• Problem details:
Each line from the top of the listing through the one holding "0, 1, -1, 0, 0]" should be restated word for word, with nothing added and no pictures.

** begin Given records **

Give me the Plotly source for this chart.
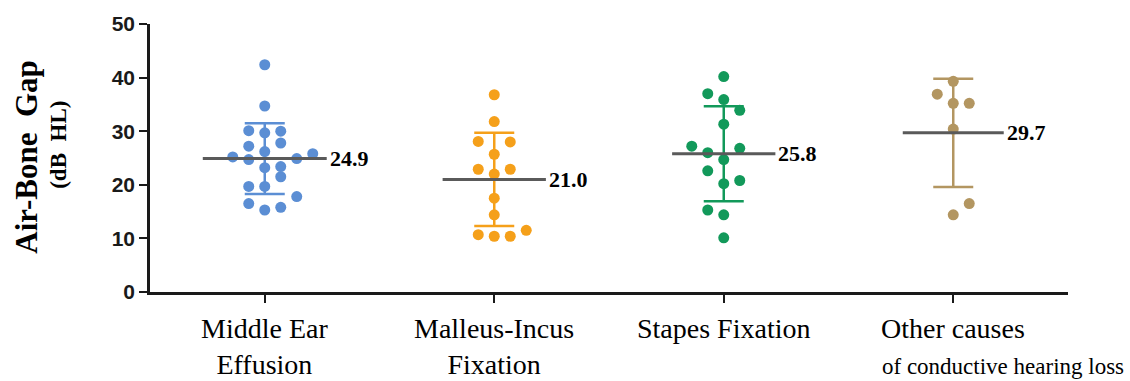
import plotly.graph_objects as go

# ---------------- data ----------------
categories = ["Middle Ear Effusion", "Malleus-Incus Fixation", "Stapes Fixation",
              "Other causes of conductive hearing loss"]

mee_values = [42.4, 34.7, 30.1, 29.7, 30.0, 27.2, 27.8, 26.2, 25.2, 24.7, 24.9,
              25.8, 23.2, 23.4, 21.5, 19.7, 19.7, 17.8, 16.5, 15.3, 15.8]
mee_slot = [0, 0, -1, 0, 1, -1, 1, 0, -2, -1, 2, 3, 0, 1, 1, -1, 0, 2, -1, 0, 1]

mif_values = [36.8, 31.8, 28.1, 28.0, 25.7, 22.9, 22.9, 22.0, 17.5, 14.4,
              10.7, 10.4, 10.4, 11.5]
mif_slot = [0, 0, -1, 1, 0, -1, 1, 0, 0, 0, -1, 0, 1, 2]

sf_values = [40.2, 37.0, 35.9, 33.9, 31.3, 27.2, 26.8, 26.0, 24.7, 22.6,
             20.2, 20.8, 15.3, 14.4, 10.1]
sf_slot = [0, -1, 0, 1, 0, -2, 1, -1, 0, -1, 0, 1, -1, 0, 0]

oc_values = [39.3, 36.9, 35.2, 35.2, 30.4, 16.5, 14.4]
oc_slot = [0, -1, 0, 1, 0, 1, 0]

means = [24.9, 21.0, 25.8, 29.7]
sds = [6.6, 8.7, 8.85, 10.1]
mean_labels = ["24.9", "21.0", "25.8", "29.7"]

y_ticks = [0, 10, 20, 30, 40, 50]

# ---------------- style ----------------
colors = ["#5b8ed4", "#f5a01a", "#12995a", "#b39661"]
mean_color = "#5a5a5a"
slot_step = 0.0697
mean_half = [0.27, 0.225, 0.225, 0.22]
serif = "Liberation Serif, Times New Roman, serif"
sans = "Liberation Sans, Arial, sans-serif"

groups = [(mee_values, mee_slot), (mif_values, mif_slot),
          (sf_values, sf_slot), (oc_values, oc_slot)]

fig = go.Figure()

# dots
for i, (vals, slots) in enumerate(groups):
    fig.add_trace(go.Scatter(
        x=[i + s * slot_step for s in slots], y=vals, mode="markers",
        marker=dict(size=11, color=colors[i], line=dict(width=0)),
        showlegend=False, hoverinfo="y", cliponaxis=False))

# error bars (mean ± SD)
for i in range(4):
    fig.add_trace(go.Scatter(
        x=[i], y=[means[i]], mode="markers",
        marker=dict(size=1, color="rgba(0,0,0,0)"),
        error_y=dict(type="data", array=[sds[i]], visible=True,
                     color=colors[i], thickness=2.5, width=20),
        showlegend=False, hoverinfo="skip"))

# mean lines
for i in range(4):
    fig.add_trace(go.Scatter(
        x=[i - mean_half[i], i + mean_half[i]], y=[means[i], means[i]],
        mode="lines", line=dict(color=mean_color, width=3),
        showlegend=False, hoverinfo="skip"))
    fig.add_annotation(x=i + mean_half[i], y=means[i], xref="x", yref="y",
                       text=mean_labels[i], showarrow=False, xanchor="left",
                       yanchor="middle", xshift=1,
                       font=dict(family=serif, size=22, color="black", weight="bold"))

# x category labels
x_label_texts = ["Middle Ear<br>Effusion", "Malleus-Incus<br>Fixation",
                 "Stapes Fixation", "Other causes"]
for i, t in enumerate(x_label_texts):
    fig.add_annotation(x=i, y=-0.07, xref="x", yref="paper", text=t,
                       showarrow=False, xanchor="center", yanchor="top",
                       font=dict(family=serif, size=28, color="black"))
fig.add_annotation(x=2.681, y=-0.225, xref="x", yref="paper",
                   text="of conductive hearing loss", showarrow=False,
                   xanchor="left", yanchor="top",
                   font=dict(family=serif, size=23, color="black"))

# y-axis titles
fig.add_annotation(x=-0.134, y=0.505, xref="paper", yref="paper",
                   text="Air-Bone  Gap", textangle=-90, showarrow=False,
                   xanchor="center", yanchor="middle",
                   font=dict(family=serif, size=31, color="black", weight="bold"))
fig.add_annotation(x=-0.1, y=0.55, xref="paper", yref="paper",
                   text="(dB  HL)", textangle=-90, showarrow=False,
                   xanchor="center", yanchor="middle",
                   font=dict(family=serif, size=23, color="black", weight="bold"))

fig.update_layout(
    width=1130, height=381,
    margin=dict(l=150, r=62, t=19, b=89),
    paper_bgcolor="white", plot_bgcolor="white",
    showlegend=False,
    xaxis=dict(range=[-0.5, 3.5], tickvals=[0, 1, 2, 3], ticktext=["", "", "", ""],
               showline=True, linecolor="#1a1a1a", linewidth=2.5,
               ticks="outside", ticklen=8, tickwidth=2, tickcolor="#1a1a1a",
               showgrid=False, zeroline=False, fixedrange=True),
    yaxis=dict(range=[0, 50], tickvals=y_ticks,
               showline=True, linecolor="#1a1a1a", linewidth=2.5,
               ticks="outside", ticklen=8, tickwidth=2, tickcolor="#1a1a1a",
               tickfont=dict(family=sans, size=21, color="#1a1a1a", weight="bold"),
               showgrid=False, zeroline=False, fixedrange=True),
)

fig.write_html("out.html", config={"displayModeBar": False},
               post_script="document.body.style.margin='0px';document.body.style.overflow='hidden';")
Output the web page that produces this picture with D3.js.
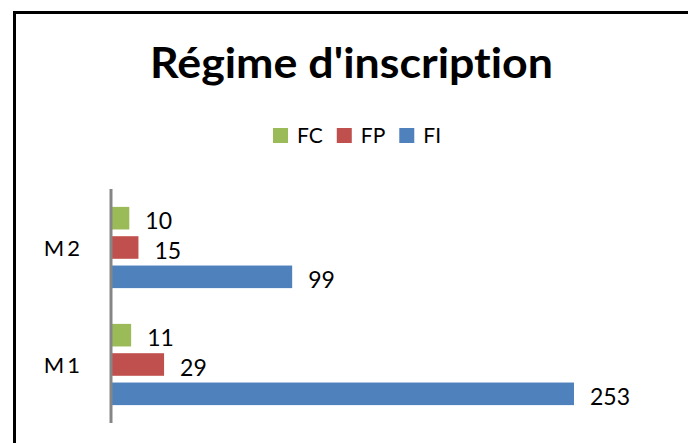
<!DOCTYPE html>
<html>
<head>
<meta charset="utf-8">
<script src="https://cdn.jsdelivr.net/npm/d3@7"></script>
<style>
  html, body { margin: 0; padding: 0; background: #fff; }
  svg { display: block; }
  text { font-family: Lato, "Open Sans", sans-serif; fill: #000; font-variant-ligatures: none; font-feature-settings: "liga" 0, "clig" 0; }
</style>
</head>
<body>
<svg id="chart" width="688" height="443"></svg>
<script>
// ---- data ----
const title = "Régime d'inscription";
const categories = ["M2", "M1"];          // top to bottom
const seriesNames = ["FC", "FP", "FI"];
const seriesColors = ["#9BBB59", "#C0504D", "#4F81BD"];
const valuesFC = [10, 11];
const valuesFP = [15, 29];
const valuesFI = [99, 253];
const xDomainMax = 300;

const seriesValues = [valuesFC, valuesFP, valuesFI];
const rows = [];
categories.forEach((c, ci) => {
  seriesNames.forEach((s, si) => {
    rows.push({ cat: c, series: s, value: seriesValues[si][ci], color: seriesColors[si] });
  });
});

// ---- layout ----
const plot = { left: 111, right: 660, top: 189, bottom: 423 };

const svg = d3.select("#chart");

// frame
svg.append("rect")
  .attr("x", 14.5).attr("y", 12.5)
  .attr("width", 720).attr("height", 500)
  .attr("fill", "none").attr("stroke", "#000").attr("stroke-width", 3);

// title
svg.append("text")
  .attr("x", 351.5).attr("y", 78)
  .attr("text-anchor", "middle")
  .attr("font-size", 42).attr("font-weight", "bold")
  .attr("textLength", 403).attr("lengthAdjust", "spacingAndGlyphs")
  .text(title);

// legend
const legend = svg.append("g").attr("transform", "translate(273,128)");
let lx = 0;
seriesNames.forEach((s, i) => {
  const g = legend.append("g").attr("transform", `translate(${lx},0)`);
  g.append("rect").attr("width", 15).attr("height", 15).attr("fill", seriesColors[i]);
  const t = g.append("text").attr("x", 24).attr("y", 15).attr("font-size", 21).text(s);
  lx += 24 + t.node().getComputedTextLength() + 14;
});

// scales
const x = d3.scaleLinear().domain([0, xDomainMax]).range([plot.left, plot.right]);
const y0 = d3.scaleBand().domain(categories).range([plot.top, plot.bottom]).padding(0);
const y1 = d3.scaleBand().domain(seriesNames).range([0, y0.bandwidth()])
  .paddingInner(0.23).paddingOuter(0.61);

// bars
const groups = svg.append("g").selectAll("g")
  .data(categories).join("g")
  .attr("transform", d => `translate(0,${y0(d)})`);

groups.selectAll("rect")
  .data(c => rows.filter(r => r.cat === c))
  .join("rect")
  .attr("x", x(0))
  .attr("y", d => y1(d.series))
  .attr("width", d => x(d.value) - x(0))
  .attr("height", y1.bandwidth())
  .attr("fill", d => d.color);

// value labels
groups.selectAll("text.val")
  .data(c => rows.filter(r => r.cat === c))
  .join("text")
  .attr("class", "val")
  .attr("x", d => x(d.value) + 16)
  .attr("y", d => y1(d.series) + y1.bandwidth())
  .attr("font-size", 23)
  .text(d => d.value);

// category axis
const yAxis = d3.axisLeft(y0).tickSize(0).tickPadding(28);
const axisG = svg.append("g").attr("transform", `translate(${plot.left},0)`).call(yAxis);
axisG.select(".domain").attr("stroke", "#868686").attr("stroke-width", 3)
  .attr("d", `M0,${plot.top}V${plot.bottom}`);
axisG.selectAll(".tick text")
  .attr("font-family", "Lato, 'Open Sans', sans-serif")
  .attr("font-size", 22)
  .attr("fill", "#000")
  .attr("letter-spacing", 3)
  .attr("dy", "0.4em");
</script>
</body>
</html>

** end Given records **

• Result below:
Give me the Plotly source for this chart.
import plotly.graph_objects as go

# ---------------- data ----------------
categories = ["Middle Ear Effusion", "Malleus-Incus Fixation", "Stapes Fixation",
              "Other causes of conductive hearing loss"]

mee_values = [42.4, 34.7, 30.1, 29.7, 30.0, 27.2, 27.8, 26.2, 25.2, 24.7, 24.9,
              25.8, 23.2, 23.4, 21.5, 19.7, 19.7, 17.8, 16.5, 15.3, 15.8]
mee_slot = [0, 0, -1, 0, 1, -1, 1, 0, -2, -1, 2, 3, 0, 1, 1, -1, 0, 2, -1, 0, 1]

mif_values = [36.8, 31.8, 28.1, 28.0, 25.7, 22.9, 22.9, 22.0, 17.5, 14.4,
              10.7, 10.4, 10.4, 11.5]
mif_slot = [0, 0, -1, 1, 0, -1, 1, 0, 0, 0, -1, 0, 1, 2]

sf_values = [40.2, 37.0, 35.9, 33.9, 31.3, 27.2, 26.8, 26.0, 24.7, 22.6,
             20.2, 20.8, 15.3, 14.4, 10.1]
sf_slot = [0, -1, 0, 1, 0, -2, 1, -1, 0, -1, 0, 1, -1, 0, 0]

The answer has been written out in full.